(MATERIAL)
■ ■ ■ ■ ■

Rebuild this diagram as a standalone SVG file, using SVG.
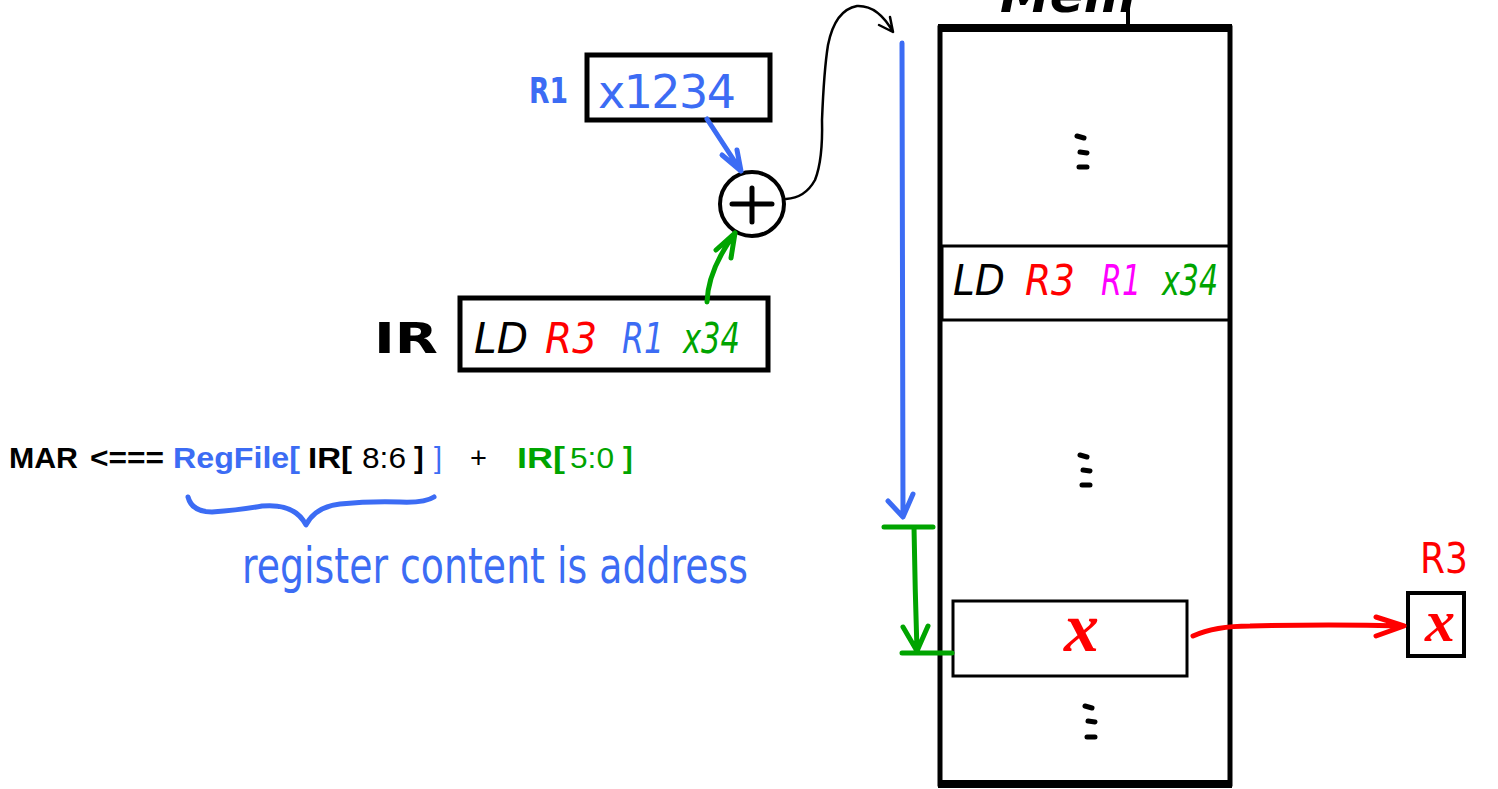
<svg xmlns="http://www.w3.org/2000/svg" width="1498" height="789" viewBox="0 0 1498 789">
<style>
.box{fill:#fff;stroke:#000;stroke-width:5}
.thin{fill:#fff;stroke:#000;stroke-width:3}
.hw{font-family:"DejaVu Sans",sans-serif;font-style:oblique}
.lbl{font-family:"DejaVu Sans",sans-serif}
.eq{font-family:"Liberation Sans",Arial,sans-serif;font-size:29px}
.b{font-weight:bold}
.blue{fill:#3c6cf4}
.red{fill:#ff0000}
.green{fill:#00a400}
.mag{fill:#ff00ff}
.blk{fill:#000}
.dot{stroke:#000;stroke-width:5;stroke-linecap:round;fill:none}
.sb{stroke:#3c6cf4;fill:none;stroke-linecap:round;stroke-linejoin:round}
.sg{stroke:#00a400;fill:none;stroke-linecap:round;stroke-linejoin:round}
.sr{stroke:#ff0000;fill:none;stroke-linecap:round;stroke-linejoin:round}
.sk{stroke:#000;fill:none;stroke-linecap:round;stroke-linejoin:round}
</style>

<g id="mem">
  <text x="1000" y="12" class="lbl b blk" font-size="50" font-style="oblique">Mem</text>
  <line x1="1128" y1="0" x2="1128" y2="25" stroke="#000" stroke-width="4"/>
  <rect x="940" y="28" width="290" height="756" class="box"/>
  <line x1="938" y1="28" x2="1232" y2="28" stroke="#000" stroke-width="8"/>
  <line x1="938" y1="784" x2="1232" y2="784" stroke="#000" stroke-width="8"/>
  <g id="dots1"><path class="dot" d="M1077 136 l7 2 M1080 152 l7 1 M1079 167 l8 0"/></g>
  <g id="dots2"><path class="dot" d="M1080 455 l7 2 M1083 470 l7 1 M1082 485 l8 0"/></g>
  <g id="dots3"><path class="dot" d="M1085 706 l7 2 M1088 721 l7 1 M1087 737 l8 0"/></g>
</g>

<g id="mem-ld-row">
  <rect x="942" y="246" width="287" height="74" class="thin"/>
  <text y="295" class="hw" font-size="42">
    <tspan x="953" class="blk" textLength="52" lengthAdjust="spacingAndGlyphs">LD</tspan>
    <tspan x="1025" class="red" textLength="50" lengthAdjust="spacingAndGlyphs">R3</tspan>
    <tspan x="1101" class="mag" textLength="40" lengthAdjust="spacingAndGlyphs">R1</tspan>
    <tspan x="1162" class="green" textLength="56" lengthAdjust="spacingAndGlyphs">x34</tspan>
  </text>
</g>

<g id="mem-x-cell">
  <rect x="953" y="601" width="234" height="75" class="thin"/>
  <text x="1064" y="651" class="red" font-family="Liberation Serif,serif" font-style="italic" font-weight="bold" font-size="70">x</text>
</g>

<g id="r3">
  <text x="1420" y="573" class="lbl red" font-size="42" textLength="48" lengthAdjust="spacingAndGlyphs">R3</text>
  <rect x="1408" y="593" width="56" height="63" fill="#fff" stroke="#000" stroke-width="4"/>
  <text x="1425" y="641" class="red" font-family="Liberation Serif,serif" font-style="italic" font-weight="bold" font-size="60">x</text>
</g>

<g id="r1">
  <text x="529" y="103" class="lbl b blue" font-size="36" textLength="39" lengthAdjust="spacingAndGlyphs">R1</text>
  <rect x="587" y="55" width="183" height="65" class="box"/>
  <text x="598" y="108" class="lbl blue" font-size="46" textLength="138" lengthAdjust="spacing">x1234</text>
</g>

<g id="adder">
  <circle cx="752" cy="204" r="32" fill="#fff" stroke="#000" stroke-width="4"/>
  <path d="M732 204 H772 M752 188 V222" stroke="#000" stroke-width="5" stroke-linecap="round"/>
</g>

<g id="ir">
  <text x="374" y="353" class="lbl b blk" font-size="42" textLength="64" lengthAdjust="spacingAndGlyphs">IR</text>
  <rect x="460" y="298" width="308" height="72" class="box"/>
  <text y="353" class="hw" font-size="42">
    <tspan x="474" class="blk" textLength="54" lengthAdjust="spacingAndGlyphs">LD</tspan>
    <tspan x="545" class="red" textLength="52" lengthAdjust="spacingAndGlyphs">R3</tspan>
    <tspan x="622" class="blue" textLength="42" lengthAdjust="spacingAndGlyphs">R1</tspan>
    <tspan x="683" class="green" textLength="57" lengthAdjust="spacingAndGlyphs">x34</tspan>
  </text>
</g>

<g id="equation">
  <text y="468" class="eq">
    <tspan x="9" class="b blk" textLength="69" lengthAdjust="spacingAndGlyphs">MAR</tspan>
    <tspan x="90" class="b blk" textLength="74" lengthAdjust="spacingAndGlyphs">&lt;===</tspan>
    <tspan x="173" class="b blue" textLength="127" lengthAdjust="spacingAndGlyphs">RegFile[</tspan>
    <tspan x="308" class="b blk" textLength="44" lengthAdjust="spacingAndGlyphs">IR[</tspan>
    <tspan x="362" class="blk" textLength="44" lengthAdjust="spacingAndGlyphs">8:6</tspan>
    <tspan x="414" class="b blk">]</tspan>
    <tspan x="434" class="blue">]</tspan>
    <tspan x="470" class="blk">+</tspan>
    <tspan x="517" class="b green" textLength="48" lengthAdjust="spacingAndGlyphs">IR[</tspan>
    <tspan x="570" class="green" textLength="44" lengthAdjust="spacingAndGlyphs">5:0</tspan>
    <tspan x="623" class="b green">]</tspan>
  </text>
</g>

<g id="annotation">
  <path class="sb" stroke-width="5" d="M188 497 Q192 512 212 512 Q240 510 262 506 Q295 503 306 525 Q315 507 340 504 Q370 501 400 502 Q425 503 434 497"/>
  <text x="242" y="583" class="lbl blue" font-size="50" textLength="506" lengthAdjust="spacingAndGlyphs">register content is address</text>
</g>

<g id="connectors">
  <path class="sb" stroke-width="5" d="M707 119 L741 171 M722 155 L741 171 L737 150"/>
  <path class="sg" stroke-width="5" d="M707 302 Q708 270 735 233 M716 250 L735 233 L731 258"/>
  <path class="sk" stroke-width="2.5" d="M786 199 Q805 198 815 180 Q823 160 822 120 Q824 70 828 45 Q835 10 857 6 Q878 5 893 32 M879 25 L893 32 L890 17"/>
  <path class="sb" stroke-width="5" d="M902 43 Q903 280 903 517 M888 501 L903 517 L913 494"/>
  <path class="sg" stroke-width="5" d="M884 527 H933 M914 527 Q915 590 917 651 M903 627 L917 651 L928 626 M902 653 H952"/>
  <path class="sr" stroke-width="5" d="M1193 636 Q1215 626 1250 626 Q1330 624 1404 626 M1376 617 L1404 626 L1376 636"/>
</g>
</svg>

■ ■ ■ ■ ■

(DIRECTIVE) Images should not appear in the copy; retype the listing above exactly.

(RIGHT ANSWER)
Rebuild this diagram as a standalone SVG file, using SVG.
<svg xmlns="http://www.w3.org/2000/svg" width="1498" height="789" viewBox="0 0 1498 789">
<style>
.box{fill:#fff;stroke:#000;stroke-width:5}
.thin{fill:#fff;stroke:#000;stroke-width:3}
.hw{font-family:"DejaVu Sans",sans-serif;font-style:oblique}
.lbl{font-family:"DejaVu Sans",sans-serif}
.eq{font-family:"Liberation Sans",Arial,sans-serif;font-size:29px}
.b{font-weight:bold}
.blue{fill:#3c6cf4}
.red{fill:#ff0000}
.green{fill:#00a400}
.mag{fill:#ff00ff}
.blk{fill:#000}
.dot{stroke:#000;stroke-width:5;stroke-linecap:round;fill:none}
.sb{stroke:#3c6cf4;fill:none;stroke-linecap:round;stroke-linejoin:round}
.sg{stroke:#00a400;fill:none;stroke-linecap:round;stroke-linejoin:round}
.sr{stroke:#ff0000;fill:none;stroke-linecap:round;stroke-linejoin:round}
.sk{stroke:#000;fill:none;stroke-linecap:round;stroke-linejoin:round}
</style>

<g id="mem">
  <text x="1000" y="12" class="lbl b blk" font-size="50" font-style="oblique">Mem</text>
  <line x1="1128" y1="0" x2="1128" y2="25" stroke="#000" stroke-width="4"/>
  <rect x="940" y="28" width="290" height="756" class="box"/>
  <line x1="938" y1="28" x2="1232" y2="28" stroke="#000" stroke-width="8"/>
  <line x1="938" y1="784" x2="1232" y2="784" stroke="#000" stroke-width="8"/>
  <g id="dots1"><path class="dot" d="M1077 136 l7 2 M1080 152 l7 1 M1079 167 l8 0"/></g>
  <g id="dots2"><path class="dot" d="M1080 455 l7 2 M1083 470 l7 1 M1082 485 l8 0"/></g>
  <g id="dots3"><path class="dot" d="M1085 706 l7 2 M1088 721 l7 1 M1087 737 l8 0"/></g>
</g>

<g id="mem-ld-row">
  <rect x="942" y="246" width="287" height="74" class="thin"/>
  <text y="295" class="hw" font-size="42">
    <tspan x="953" class="blk" textLength="52" lengthAdjust="spacingAndGlyphs">LD</tspan>
    <tspan x="1025" class="red" textLength="50" lengthAdjust="spacingAndGlyphs">R3</tspan>
    <tspan x="1101" class="mag" textLength="40" lengthAdjust="spacingAndGlyphs">R1</tspan>
    <tspan x="1162" class="green" textLength="56" lengthAdjust="spacingAndGlyphs">x34</tspan>
  </text>
</g>

<g id="mem-x-cell">
  <rect x="953" y="601" width="234" height="75" class="thin"/>
  <text x="1064" y="651" class="red" font-family="Liberation Serif,serif" font-style="italic" font-weight="bold" font-size="70">x</text>
</g>

<g id="r3">
  <text x="1420" y="573" class="lbl red" font-size="42" textLength="48" lengthAdjust="spacingAndGlyphs">R3</text>
  <rect x="1408" y="593" width="56" height="63" fill="#fff" stroke="#000" stroke-width="4"/>
  <text x="1425" y="641" class="red" font-family="Liberation Serif,serif" font-style="italic" font-weight="bold" font-size="60">x</text>
</g>

<g id="r1">
  <text x="529" y="103" class="lbl b blue" font-size="36" textLength="39" lengthAdjust="spacingAndGlyphs">R1</text>
  <rect x="587" y="55" width="183" height="65" class="box"/>
  <text x="598" y="108" class="lbl blue" font-size="46" textLength="138" lengthAdjust="spacing">x1234</text>
</g>

<g id="adder">
  <circle cx="752" cy="204" r="32" fill="#fff" stroke="#000" stroke-width="4"/>
  <path d="M732 204 H772 M752 188 V222" stroke="#000" stroke-width="5" stroke-linecap="round"/>
</g>

<g id="ir">
  <text x="374" y="353" class="lbl b blk" font-size="42" textLength="64" lengthAdjust="spacingAndGlyphs">IR</text>
  <rect x="460" y="298" width="308" height="72" class="box"/>
  <text y="353" class="hw" font-size="42">
    <tspan x="474" class="blk" textLength="54" lengthAdjust="spacingAndGlyphs">LD</tspan>
    <tspan x="545" class="red" textLength="52" lengthAdjust="spacingAndGlyphs">R3</tspan>
    <tspan x="622" class="blue" textLength="42" lengthAdjust="spacingAndGlyphs">R1</tspan>
    <tspan x="683" class="green" textLength="57" lengthAdjust="spacingAndGlyphs">x34</tspan>
  </text>
</g>

<g id="equation">
  <text y="468" class="eq">
    <tspan x="9" class="b blk" textLength="69" lengthAdjust="spacingAndGlyphs">MAR</tspan>
    <tspan x="90" class="b blk" textLength="74" lengthAdjust="spacingAndGlyphs">&lt;===</tspan>
    <tspan x="173" class="b blue" textLength="127" lengthAdjust="spacingAndGlyphs">RegFile[</tspan>
    <tspan x="308" class="b blk" textLength="44" lengthAdjust="spacingAndGlyphs">IR[</tspan>
    <tspan x="362" class="blk" textLength="44" lengthAdjust="spacingAndGlyphs">8:6</tspan>
    <tspan x="414" class="b blk">]</tspan>
    <tspan x="434" class="blue">]</tspan>
    <tspan x="470" class="blk">+</tspan>
    <tspan x="517" class="b green" textLength="48" lengthAdjust="spacingAndGlyphs">IR[</tspan>
    <tspan x="570" class="green" textLength="44" lengthAdjust="spacingAndGlyphs">5:0</tspan>
    <tspan x="623" class="b green">]</tspan>
  </text>
</g>

<g id="annotation">
  <path class="sb" stroke-width="5" d="M188 497 Q192 512 212 512 Q240 510 262 506 Q295 503 306 525 Q315 507 340 504 Q370 501 400 502 Q425 503 434 497"/>
  <text x="242" y="583" class="lbl blue" font-size="50" textLength="506" lengthAdjust="spacingAndGlyphs">register content is address</text>
</g>

<g id="connectors">
  <path class="sb" stroke-width="5" d="M707 119 L741 171 M722 155 L741 171 L737 150"/>
  <path class="sg" stroke-width="5" d="M707 302 Q708 270 735 233 M716 250 L735 233 L731 258"/>
  <path class="sk" stroke-width="2.5" d="M786 199 Q805 198 815 180 Q823 160 822 120 Q824 70 828 45 Q835 10 857 6 Q878 5 893 32 M879 25 L893 32 L890 17"/>
  <path class="sb" stroke-width="5" d="M902 43 Q903 280 903 517 M888 501 L903 517 L913 494"/>
  <path class="sg" stroke-width="5" d="M884 527 H933 M914 527 Q915 590 917 651 M903 627 L917 651 L928 626 M902 653 H952"/>
  <path class="sr" stroke-width="5" d="M1193 636 Q1215 626 1250 626 Q1330 624 1404 626 M1376 617 L1404 626 L1376 636"/>
</g>
</svg>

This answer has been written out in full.